I Am Not Starfire is a young adult novel written by Mariko Tamaki and illustrated by Yoshi Yoshitani. We follow Mandy, the daughter of the legendary superhero, Starfire, who tries to navigate the struggles of being a teenager.

Being the daughter of a former Teen Titan has its fair share of problems. Mandy is supposed to have superpowers or her mother’s dazzling personality, but she’s nothing like Starfire and seems to be a disappointment to everyone around her.

This novel has all of the typical story beats you’d expect to see in a coming-of-age story. Mandy is a bit stubborn and insecure, and it’s very relatable. However, her characterization can come across as rude and ungrateful for the life Starfire has given her. The book does an excellent job of making Starfire a caring mother but still having a hard time raising Mandy.

The book is a decent read, and a considerable part of that is its supporting cast. Tamaki’s writing style is perfect for this more human story, and Yoshitani’s art is strong. Making this world feel vibrant! It pops and feels unique compared to other DC graphic novels. The supporting cast is also solid. Mandy’s classmates feel like real people, and I enjoyed her interactions with them.

The major problem that plagues I Am Not Starfire is that it doesn’t offer anything new.  The characterization of Mandy holds the story back from becoming truly great. She’s just not a likable protagonist. I completely understand her feelings, but we rarely see the love or kindness inside of Mandy. We need to see the qualities that no one else sees in her.

What makes the rest of the world wrong about Mandy?
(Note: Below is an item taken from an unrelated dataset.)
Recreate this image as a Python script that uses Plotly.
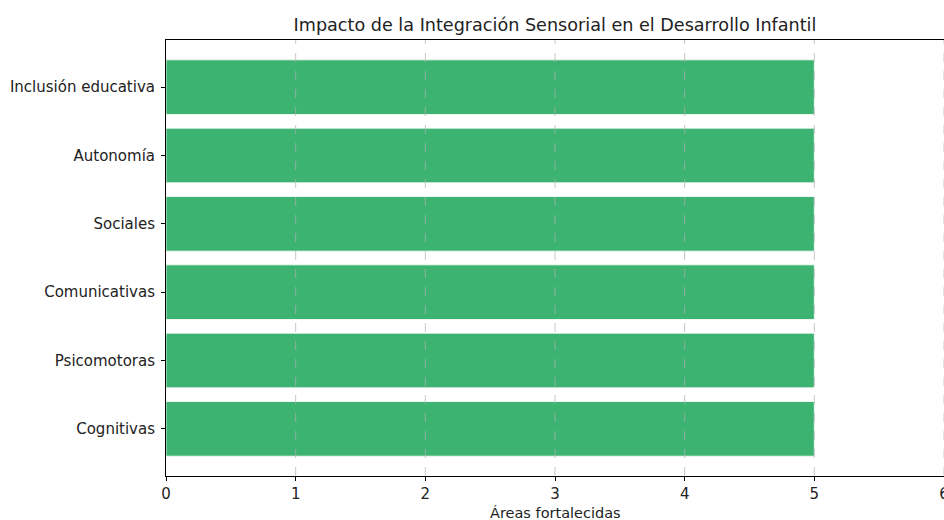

That’s not a question that gets answered, and it makes the story drag on. What ends up happening is that we get a villain introduced extremely late to add a sense of excitement. So, surprise near the end takes it from a high school drama to a full-blown superhero comic, which completely clashes with the rest of the story.

The book should have completely cut the final act [laser show] and doubled down on the introspection of Mandy’s psyche. Instead, all of the build-up and tension is buried under the usual comic book action pieces, and it’s disappointing.

I Am Not Starfire is a story that wants to tell this touching story of self-discovery, love, and forgiveness. However, it fails to make you feel the emotions expressed by its main character. Instead, opting for a rushed final battle against a threat we don’t even care about, making for a mess and overall unsatisfying final product.

I Am Not Starfire is available today wherever books are sold.